Instruction:
Transcribe every line from the top down to the line with "(7,1221) -- (1700,1221);", both ends included, but not the pictures.

Provided material:
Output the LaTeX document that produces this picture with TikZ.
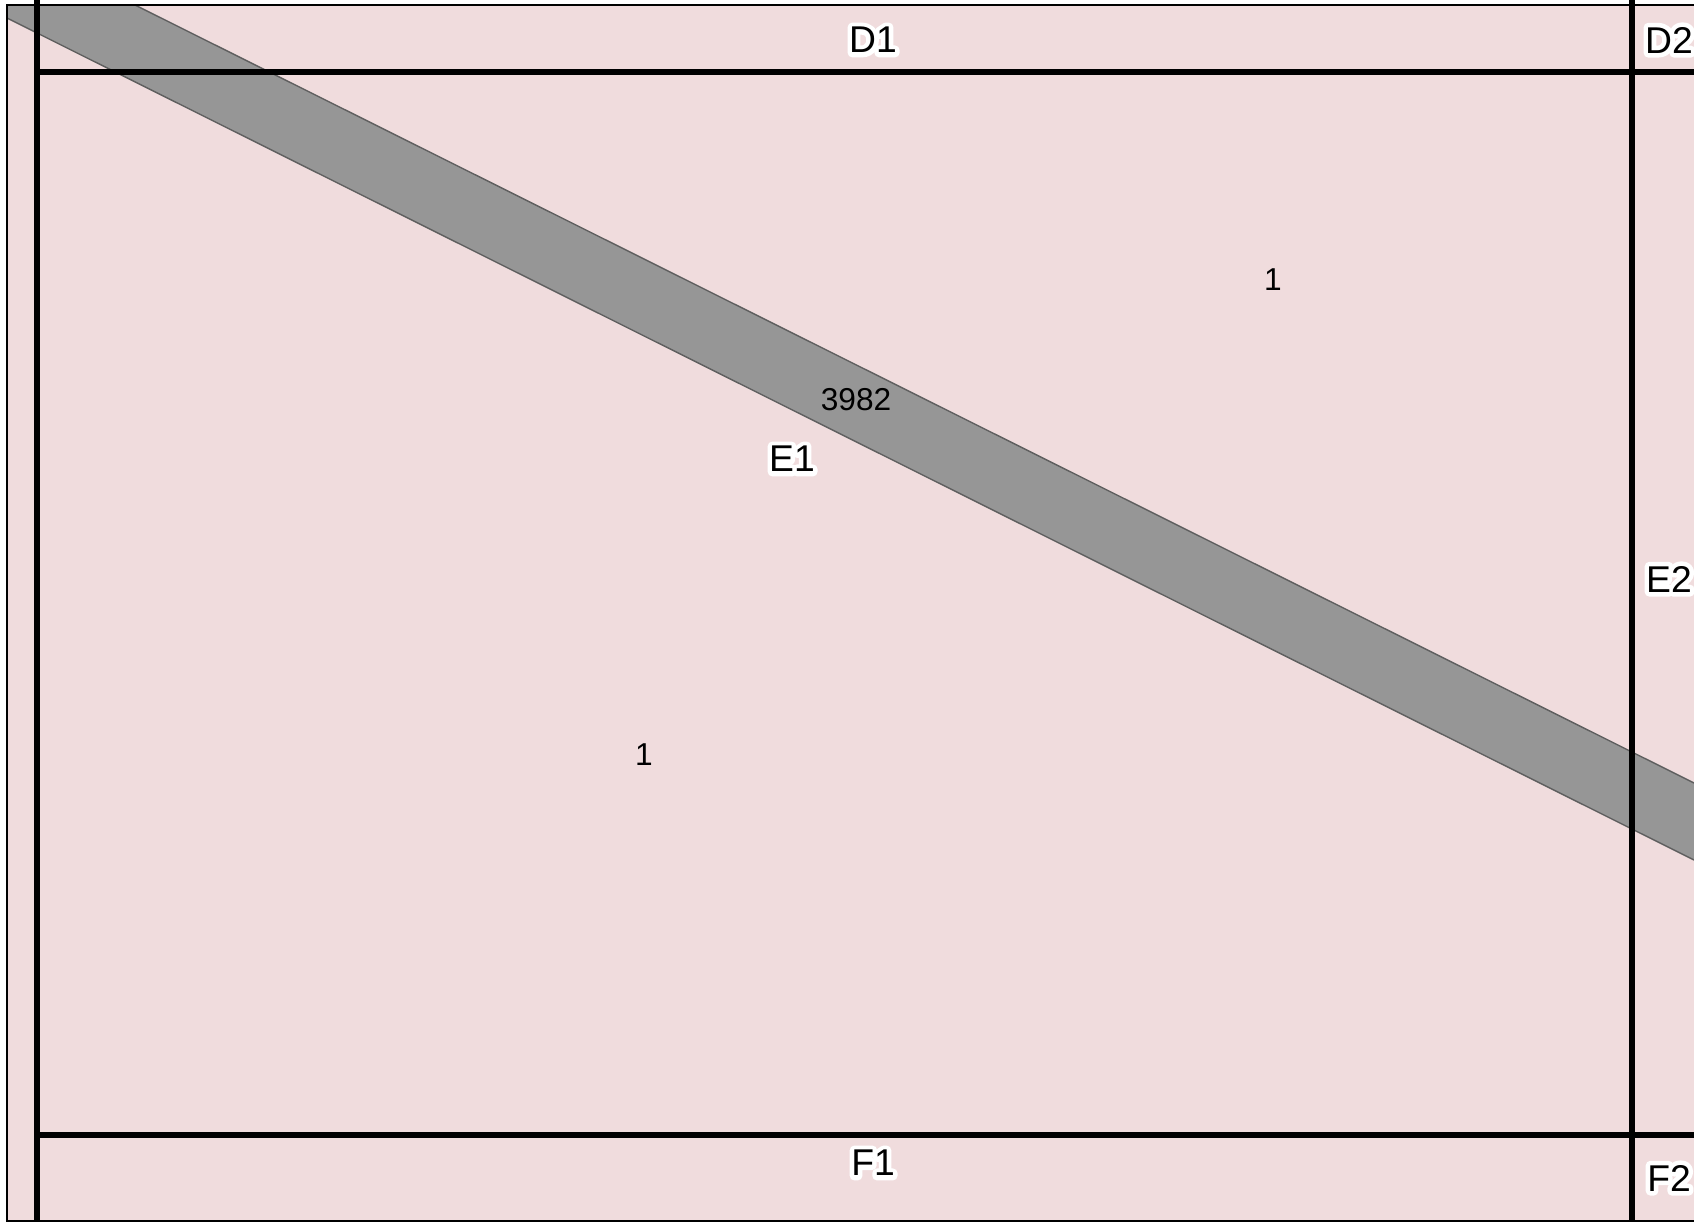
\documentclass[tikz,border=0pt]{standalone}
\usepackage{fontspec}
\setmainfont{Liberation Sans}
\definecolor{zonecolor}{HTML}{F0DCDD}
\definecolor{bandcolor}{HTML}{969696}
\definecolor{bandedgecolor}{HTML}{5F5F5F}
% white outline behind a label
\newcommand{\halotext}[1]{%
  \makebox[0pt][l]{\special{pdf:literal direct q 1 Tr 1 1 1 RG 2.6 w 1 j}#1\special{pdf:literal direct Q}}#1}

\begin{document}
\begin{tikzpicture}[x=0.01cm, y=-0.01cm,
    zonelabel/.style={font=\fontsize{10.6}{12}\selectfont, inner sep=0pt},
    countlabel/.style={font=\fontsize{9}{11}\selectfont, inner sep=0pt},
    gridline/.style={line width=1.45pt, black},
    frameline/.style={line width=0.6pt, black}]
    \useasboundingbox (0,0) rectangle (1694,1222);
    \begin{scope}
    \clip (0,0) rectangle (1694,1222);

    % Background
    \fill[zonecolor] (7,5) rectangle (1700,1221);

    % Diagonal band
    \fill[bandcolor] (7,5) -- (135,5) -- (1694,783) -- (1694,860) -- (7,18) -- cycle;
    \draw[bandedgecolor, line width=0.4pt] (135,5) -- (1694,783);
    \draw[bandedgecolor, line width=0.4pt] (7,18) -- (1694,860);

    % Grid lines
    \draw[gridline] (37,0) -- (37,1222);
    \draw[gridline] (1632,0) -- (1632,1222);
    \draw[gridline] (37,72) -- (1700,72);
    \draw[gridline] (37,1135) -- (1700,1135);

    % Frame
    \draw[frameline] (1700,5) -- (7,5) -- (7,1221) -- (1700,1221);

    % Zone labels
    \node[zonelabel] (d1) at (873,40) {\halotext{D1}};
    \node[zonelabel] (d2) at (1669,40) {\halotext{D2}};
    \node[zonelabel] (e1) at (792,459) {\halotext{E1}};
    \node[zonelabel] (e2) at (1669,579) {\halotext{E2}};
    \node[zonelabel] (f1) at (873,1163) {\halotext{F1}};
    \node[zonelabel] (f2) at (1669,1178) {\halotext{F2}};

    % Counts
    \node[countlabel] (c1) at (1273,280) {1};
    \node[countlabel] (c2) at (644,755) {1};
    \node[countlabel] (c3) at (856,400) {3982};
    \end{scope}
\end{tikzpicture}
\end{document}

Solved problem:
Output the LaTeX document that produces this picture with TikZ.
\documentclass[tikz,border=0pt]{standalone}
\usepackage{fontspec}
\setmainfont{Liberation Sans}
\definecolor{zonecolor}{HTML}{F0DCDD}
\definecolor{bandcolor}{HTML}{969696}
\definecolor{bandedgecolor}{HTML}{5F5F5F}
% white outline behind a label
\newcommand{\halotext}[1]{%
  \makebox[0pt][l]{\special{pdf:literal direct q 1 Tr 1 1 1 RG 2.6 w 1 j}#1\special{pdf:literal direct Q}}#1}

\begin{document}
\begin{tikzpicture}[x=0.01cm, y=-0.01cm,
    zonelabel/.style={font=\fontsize{10.6}{12}\selectfont, inner sep=0pt},
    countlabel/.style={font=\fontsize{9}{11}\selectfont, inner sep=0pt},
    gridline/.style={line width=1.45pt, black},
    frameline/.style={line width=0.6pt, black}]
    \useasboundingbox (0,0) rectangle (1694,1222);
    \begin{scope}
    \clip (0,0) rectangle (1694,1222);

    % Background
    \fill[zonecolor] (7,5) rectangle (1700,1221);

    % Diagonal band
    \fill[bandcolor] (7,5) -- (135,5) -- (1694,783) -- (1694,860) -- (7,18) -- cycle;
    \draw[bandedgecolor, line width=0.4pt] (135,5) -- (1694,783);
    \draw[bandedgecolor, line width=0.4pt] (7,18) -- (1694,860);

    % Grid lines
    \draw[gridline] (37,0) -- (37,1222);
    \draw[gridline] (1632,0) -- (1632,1222);
    \draw[gridline] (37,72) -- (1700,72);
    \draw[gridline] (37,1135) -- (1700,1135);

    % Frame
    \draw[frameline] (1700,5) -- (7,5) -- (7,1221) -- (1700,1221);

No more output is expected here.